## Source excerpt
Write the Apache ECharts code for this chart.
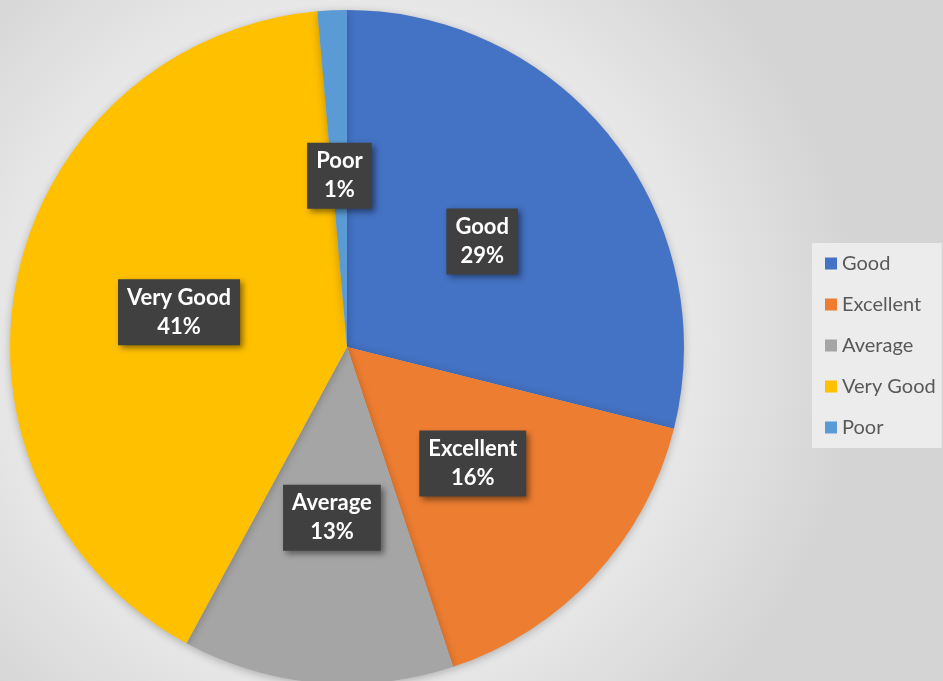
<!DOCTYPE html>
<html>
<head>
<meta charset="utf-8">
<script src="https://cdn.jsdelivr.net/npm/echarts@6/dist/echarts.min.js"></script>
<style>
    html,body{margin:0;padding:0;}
    #ratingPie{width:943px;height:681px;}
</style>
</head>
<body>
<div id="ratingPie"></div>
<script>
    // rating shares
    var categories=['Good','Excellent','Average','Very Good','Poor'];
    var shares=[28.9,16.0,13.0,40.7,1.4];
    var colors=['#4472C4','#ED7D31','#A5A5A5','#FFC000','#5B9BD5'];

    var chart=echarts.init(document.getElementById('ratingPie'));
    var pieData=categories.map(function(name,i){
        return {name:name,value:shares[i],itemStyle:{color:colors[i]}};
    });

    var option={
        backgroundColor:{
            type:'radial',x:0.37,y:0.5,r:0.75,
            colorStops:[
                {offset:0,color:'#f5f5f5'},
                {offset:0.6,color:'#ebebeb'},
                {offset:1,color:'#d4d4d4'}
            ]
        },
        animation:false,
        legend:{
            orient:'vertical',
            left:812,
            top:243,
            padding:[10,6,10,13],
            backgroundColor:'#ececec',
            itemWidth:12,
            itemHeight:12,
            itemGap:20,
            icon:'rect',
            textStyle:{
                fontFamily:'Lato',
                fontSize:20,
                lineHeight:21,
                color:'#595959'
            },
            data:categories
        },
        series:[
            {
                type:'pie',
                center:[347,347],
                radius:[0,337],
                startAngle:90,
                clockwise:true,
                percentPrecision:0,
                avoidLabelOverlap:false,
                itemStyle:{
                    shadowBlur:8,
                    shadowColor:'rgba(0,0,0,0.25)',
                    shadowOffsetY:2
                },
                label:{
                    show:true,
                    position:'inside',
                    formatter:'{b}\n{d}%',
                    color:'#ffffff',
                    fontFamily:'Lato',
                    fontWeight:'bold',
                    fontSize:22,
                    lineHeight:29,
                    backgroundColor:'#404040',
                    padding:[5,9,3,9],
                    shadowBlur:6,
                    shadowColor:'rgba(0,0,0,0.45)',
                    shadowOffsetX:3,
                    shadowOffsetY:3
                },
                labelLine:{show:false},
                emphasis:{disabled:true},
                data:pieData
            }
        ]
    };
    chart.setOption(option);
    window.addEventListener('resize',chart.resize);
</script>
</body>
</html>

## What this task involves
Exclude the pictures. Write out the remaining data exactly.

## Exercise answer
Write the Apache ECharts code for this chart.
<!DOCTYPE html>
<html>
<head>
<meta charset="utf-8">
<script src="https://cdn.jsdelivr.net/npm/echarts@6/dist/echarts.min.js"></script>
<style>
    html,body{margin:0;padding:0;}
    #ratingPie{width:943px;height:681px;}
</style>
</head>
<body>
<div id="ratingPie"></div>
<script>
    // rating shares
    var categories=['Good','Excellent','Average','Very Good','Poor'];
    var shares=[28.9,16.0,13.0,40.7,1.4];
    var colors=['#4472C4','#ED7D31','#A5A5A5','#FFC000','#5B9BD5'];

    var chart=echarts.init(document.getElementById('ratingPie'));
    var pieData=categories.map(function(name,i){
        return {name:name,value:shares[i],itemStyle:{color:colors[i]}};
    });

    var option={
        backgroundColor:{
            type:'radial',x:0.37,y:0.5,r:0.75,
            colorStops:[
                {offset:0,color:'#f5f5f5'},
                {offset:0.6,color:'#ebebeb'},
                {offset:1,color:'#d4d4d4'}
            ]
        },
        animation:false,
        legend:{
            orient:'vertical',
            left:812,
            top:243,
            padding:[10,6,10,13],
            backgroundColor:'#ececec',
            itemWidth:12,
            itemHeight:12,
            itemGap:20,
            icon:'rect',
            textStyle:{
                fontFamily:'Lato',
                fontSize:20,
                lineHeight:21,
                color:'#595959'
            },
            data:categories
        },
        series:[
            {
                type:'pie',
                center:[347,347],
                radius:[0,337],
                startAngle:90,
                clockwise:true,
                percentPrecision:0,
                avoidLabelOverlap:false,
                itemStyle:{
                    shadowBlur:8,
                    shadowColor:'rgba(0,0,0,0.25)',
                    shadowOffsetY:2
                },
                label:{
                    show:true,
                    position:'inside',
                    formatter:'{b}\n{d}%',
                    color:'#ffffff',
                    fontFamily:'Lato',
                    fontWeight:'bold',
                    fontSize:22,
                    lineHeight:29,
                    backgroundColor:'#404040',
                    padding:[5,9,3,9],
                    shadowBlur:6,
                    shadowColor:'rgba(0,0,0,0.45)',
                    shadowOffsetX:3,
                    shadowOffsetY:3
                },
                labelLine:{show:false},
                emphasis:{disabled:true},
                data:pieData
            }
        ]
    };
    chart.setOption(option);
    window.addEventListener('resize',chart.resize);
</script>
</body>
</html>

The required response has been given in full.